In the above code snippet, we iterate through all the PID levels, and at each level, we delete the pid hash from the rcu hash list. RCU(Read-Copy-Update) is a synchronization mechanism that allows reads to occur concurrently with updates. This hash was added in the alloc_pid() function using the following:

hlist_add_head_rcu(&upid->pid_chain,
                   &pid_hash[pid_hashfn(upid->nr, upid->ns)]);

If the namespace has only one or two PIDs left, we want to clear the namespace. For every namespace, we have a field type nr_hashed which stores the number of PIDs that have been hashed to a particular namespace. If the number of PIDs that have been hashed to the namespace are one or two: We wake up the reaper. The reaper does memory management.

We wake up the reaper even when the number of hashed ids are 2, because one of the processes that might be exiting may be init(). It’s possible to get into a situation where a pid->ns reaper is <defunct>, re-parented to host pid 1, but never reaped. The wake_up call to the reaper will be spurious if init is not being exited, and is a waste of time but not a correctness issue.

If the number of PIDs hashed is 0 or the nr_hashed has the same value as when it was initialized(PIDNS_HASH_ADDING), we schedule cleaning up of the namespace which after a few function calls, does a kern_unmount().

for (i = 0; i <= pid->level; i++)
  free_pidmap(pid->numbers + i);

The next step is to call free_pidmap which simply clears the bit pertaining to that pid using the clear_bit() function.

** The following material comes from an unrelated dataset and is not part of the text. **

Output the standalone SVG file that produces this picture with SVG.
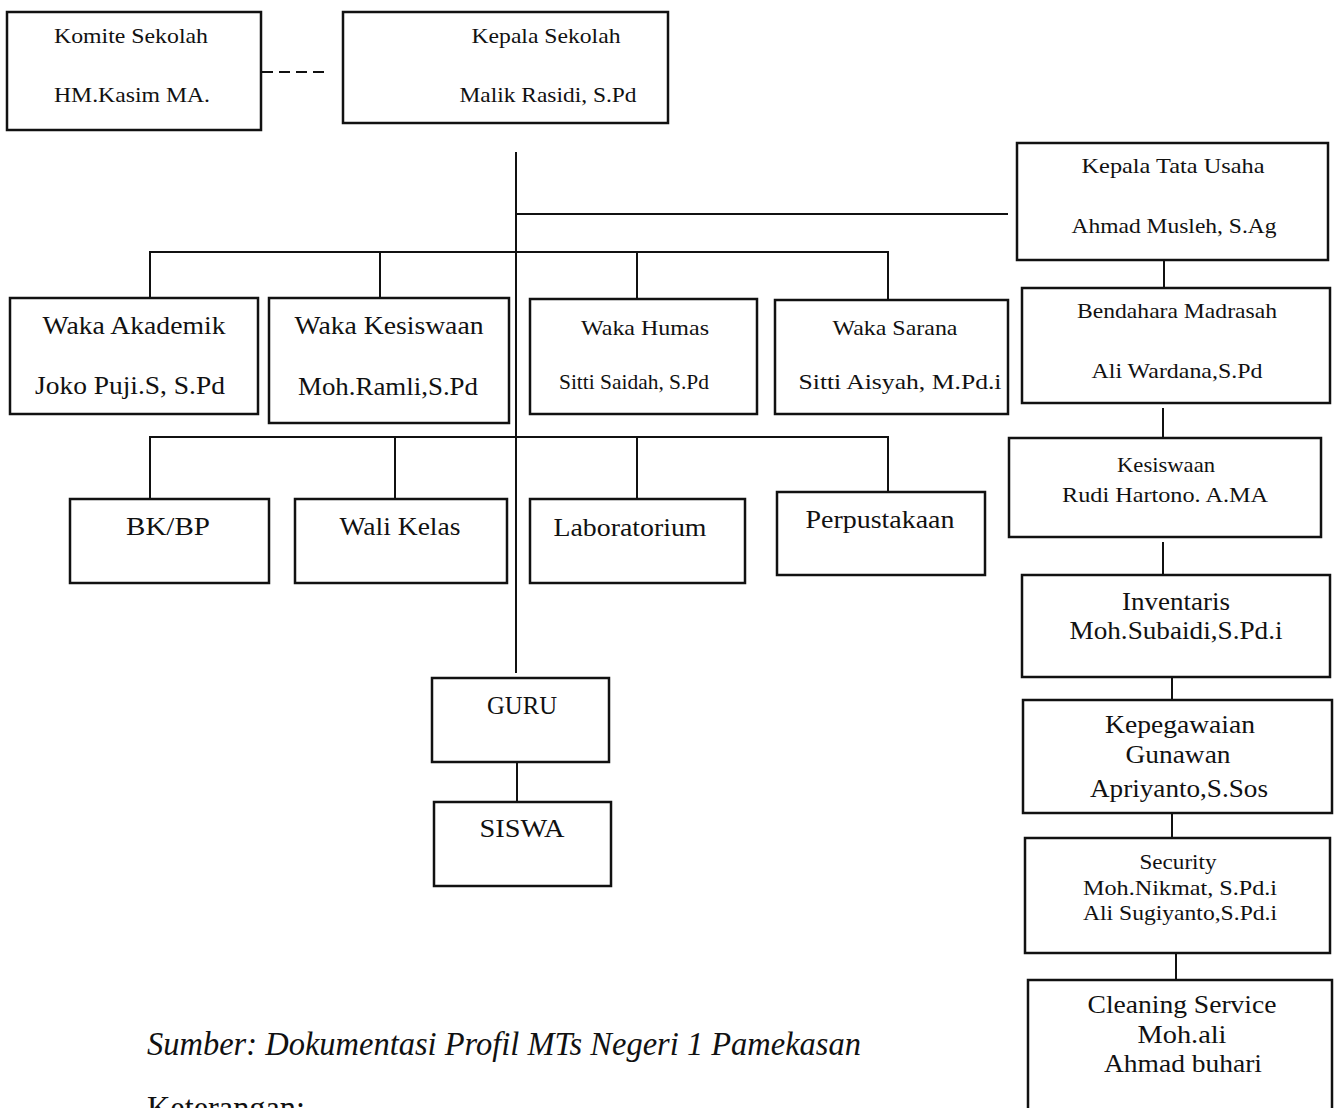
<svg xmlns="http://www.w3.org/2000/svg" width="1336" height="1108" viewBox="0 0 1336 1108">
<style>
.box{fill:#fff;stroke:#111;stroke-width:2.5}
.ln{stroke:#111;stroke-width:2;fill:none}
text{font-family:"Liberation Serif","Times New Roman",serif;fill:#111;text-anchor:middle}
.s{font-size:22px}
.l{font-size:25px}
.it{font-style:italic;font-size:34px;text-anchor:start}
.nt{font-size:34px;text-anchor:start}
</style>
<rect width="1336" height="1108" fill="#fff"/>
<g id="connectors">
<line class="ln" x1="262" y1="72" x2="328" y2="72" stroke-dasharray="11,6"/>
<line class="ln" x1="516" y1="152" x2="516" y2="673"/>
<line class="ln" x1="516" y1="214" x2="1008" y2="214"/>
<polyline class="ln" points="150,298 150,252 888,252 888,300"/>
<line class="ln" x1="380" y1="252" x2="380" y2="298"/>
<line class="ln" x1="637" y1="252" x2="637" y2="299"/>
<polyline class="ln" points="150,499 150,437 888,437 888,492"/>
<line class="ln" x1="395" y1="437" x2="395" y2="499"/>
<line class="ln" x1="637" y1="437" x2="637" y2="499"/>
<line class="ln" x1="517" y1="762" x2="517" y2="802"/>
<line class="ln" x1="1164" y1="260" x2="1164" y2="288"/>
<line class="ln" x1="1163" y1="408" x2="1163" y2="438"/>
<line class="ln" x1="1163" y1="542" x2="1163" y2="575"/>
<line class="ln" x1="1172" y1="674" x2="1172" y2="700"/>
<line class="ln" x1="1172" y1="813" x2="1172" y2="838"/>
<line class="ln" x1="1176" y1="953" x2="1176" y2="980"/>
</g>
<g id="komite"><rect class="box" x="7" y="12" width="254" height="118"/>
<text class="s" x="131" y="43" textLength="154" lengthAdjust="spacingAndGlyphs">Komite Sekolah</text>
<text class="s" x="132" y="102" textLength="156" lengthAdjust="spacingAndGlyphs">HM.Kasim MA.</text></g>
<g id="kepsek"><rect class="box" x="343" y="12" width="325" height="111"/>
<text class="s" x="546" y="43" textLength="149" lengthAdjust="spacingAndGlyphs">Kepala Sekolah</text>
<text class="s" x="548" y="102" textLength="177" lengthAdjust="spacingAndGlyphs">Malik Rasidi, S.Pd</text></g>
<g id="ktu"><rect class="box" x="1017" y="143" width="311" height="117"/>
<text class="s" x="1173" y="173" textLength="183" lengthAdjust="spacingAndGlyphs">Kepala Tata Usaha</text>
<text class="s" x="1174" y="233" textLength="205" lengthAdjust="spacingAndGlyphs">Ahmad Musleh, S.Ag</text></g>
<g id="waka-akademik"><rect class="box" x="10" y="298" width="248" height="116"/>
<text class="l" x="134" y="334" textLength="183" lengthAdjust="spacingAndGlyphs">Waka Akademik</text>
<text class="l" x="130" y="394" textLength="190" lengthAdjust="spacingAndGlyphs">Joko Puji.S, S.Pd</text></g>
<g id="waka-kesiswaan"><rect class="box" x="269" y="298" width="240" height="125"/>
<text class="l" x="389" y="334" textLength="189" lengthAdjust="spacingAndGlyphs">Waka Kesiswaan</text>
<text class="l" x="388" y="395" textLength="180" lengthAdjust="spacingAndGlyphs">Moh.Ramli,S.Pd</text></g>
<g id="waka-humas"><rect class="box" x="530" y="299" width="227" height="115"/>
<text class="s" x="645" y="335" textLength="128" lengthAdjust="spacingAndGlyphs">Waka Humas</text>
<text class="s" x="634" y="389" textLength="150" lengthAdjust="spacingAndGlyphs">Sitti Saidah,  S.Pd</text></g>
<g id="waka-sarana"><rect class="box" x="775" y="300" width="233" height="114"/>
<text class="s" x="895" y="335" textLength="125" lengthAdjust="spacingAndGlyphs">Waka Sarana</text>
<text class="s" x="900" y="389" textLength="203" lengthAdjust="spacingAndGlyphs">Sitti Aisyah, M.Pd.i</text></g>
<g id="bendahara"><rect class="box" x="1022" y="288" width="308" height="115"/>
<text class="s" x="1177" y="318" textLength="200" lengthAdjust="spacingAndGlyphs">Bendahara Madrasah</text>
<text class="s" x="1177" y="378" textLength="171" lengthAdjust="spacingAndGlyphs">Ali Wardana,S.Pd</text></g>
<g id="kesiswaan"><rect class="box" x="1009" y="438" width="312" height="99"/>
<text class="s" x="1166" y="472" textLength="98" lengthAdjust="spacingAndGlyphs">Kesiswaan</text>
<text class="s" x="1165" y="502" textLength="206" lengthAdjust="spacingAndGlyphs">Rudi  Hartono. A.MA</text></g>
<g id="bkbp"><rect class="box" x="70" y="499" width="199" height="84"/>
<text class="l" x="168" y="535" textLength="84" lengthAdjust="spacingAndGlyphs">BK/BP</text></g>
<g id="walikelas"><rect class="box" x="295" y="499" width="212" height="84"/>
<text class="l" x="400" y="535" textLength="121" lengthAdjust="spacingAndGlyphs">Wali Kelas</text></g>
<g id="lab"><rect class="box" x="530" y="499" width="215" height="84"/>
<text class="l" x="630" y="536" textLength="153" lengthAdjust="spacingAndGlyphs">Laboratorium</text></g>
<g id="perpus"><rect class="box" x="777" y="492" width="208" height="83"/>
<text class="l" x="880" y="528" textLength="149" lengthAdjust="spacingAndGlyphs">Perpustakaan</text></g>
<g id="inventaris"><rect class="box" x="1022" y="575" width="308" height="102"/>
<text class="l" x="1176" y="610" textLength="108" lengthAdjust="spacingAndGlyphs">Inventaris</text>
<text class="l" x="1176" y="639" textLength="213" lengthAdjust="spacingAndGlyphs">Moh.Subaidi,S.Pd.i</text></g>
<g id="guru"><rect class="box" x="432" y="678" width="177" height="84"/>
<text class="l" x="522" y="714" textLength="70" lengthAdjust="spacingAndGlyphs">GURU</text></g>
<g id="kepegawaian"><rect class="box" x="1023" y="700" width="309" height="113"/>
<text class="l" x="1180" y="733" textLength="150" lengthAdjust="spacingAndGlyphs">Kepegawaian</text>
<text class="l" x="1178" y="763" textLength="105" lengthAdjust="spacingAndGlyphs">Gunawan</text>
<text class="l" x="1179" y="797" textLength="178" lengthAdjust="spacingAndGlyphs">Apriyanto,S.Sos</text></g>
<g id="siswa"><rect class="box" x="434" y="802" width="177" height="84"/>
<text class="l" x="522" y="837" textLength="85" lengthAdjust="spacingAndGlyphs">SISWA</text></g>
<g id="security"><rect class="box" x="1025" y="838" width="305" height="115"/>
<text class="s" x="1178" y="869" textLength="77" lengthAdjust="spacingAndGlyphs">Security</text>
<text class="s" x="1180" y="895" textLength="194" lengthAdjust="spacingAndGlyphs">Moh.Nikmat, S.Pd.i</text>
<text class="s" x="1180" y="920" textLength="194" lengthAdjust="spacingAndGlyphs">Ali Sugiyanto,S.Pd.i</text></g>
<g id="cleaning"><rect class="box" x="1028" y="980" width="304" height="140"/>
<text class="l" x="1182" y="1013" textLength="189" lengthAdjust="spacingAndGlyphs">Cleaning Service</text>
<text class="l" x="1182" y="1043" textLength="89" lengthAdjust="spacingAndGlyphs">Moh.ali</text>
<text class="l" x="1183" y="1072" textLength="158" lengthAdjust="spacingAndGlyphs">Ahmad buhari</text></g>
<text class="it" x="147" y="1055" textLength="714" lengthAdjust="spacingAndGlyphs">Sumber: Dokumentasi Profil MTs Negeri 1 Pamekasan</text>
<text class="nt" x="147" y="1119" textLength="158" lengthAdjust="spacingAndGlyphs">Keterangan:</text>
</svg>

The code inside free_pidmap() is listed below.

struct pidmap *map = upid->ns->pidmap + upid->nr / BITS_PER_PAGE;
int offset = upid->nr & BITS_PER_PAGE_MASK;
clear_bit(offset, map->page);

The function free_pid() finally calls call_rcu(&pid->rcu, delayed_put_pid);

The use of call_rcu() permits the caller of free_pid() to immediately regain control, without needing to worry further about the old version of the newly updated element. In other words, use of call_rcu() to ensure that any readers that might have references to the old pid structure complete before freeing the pid.

Written on March 22, 2017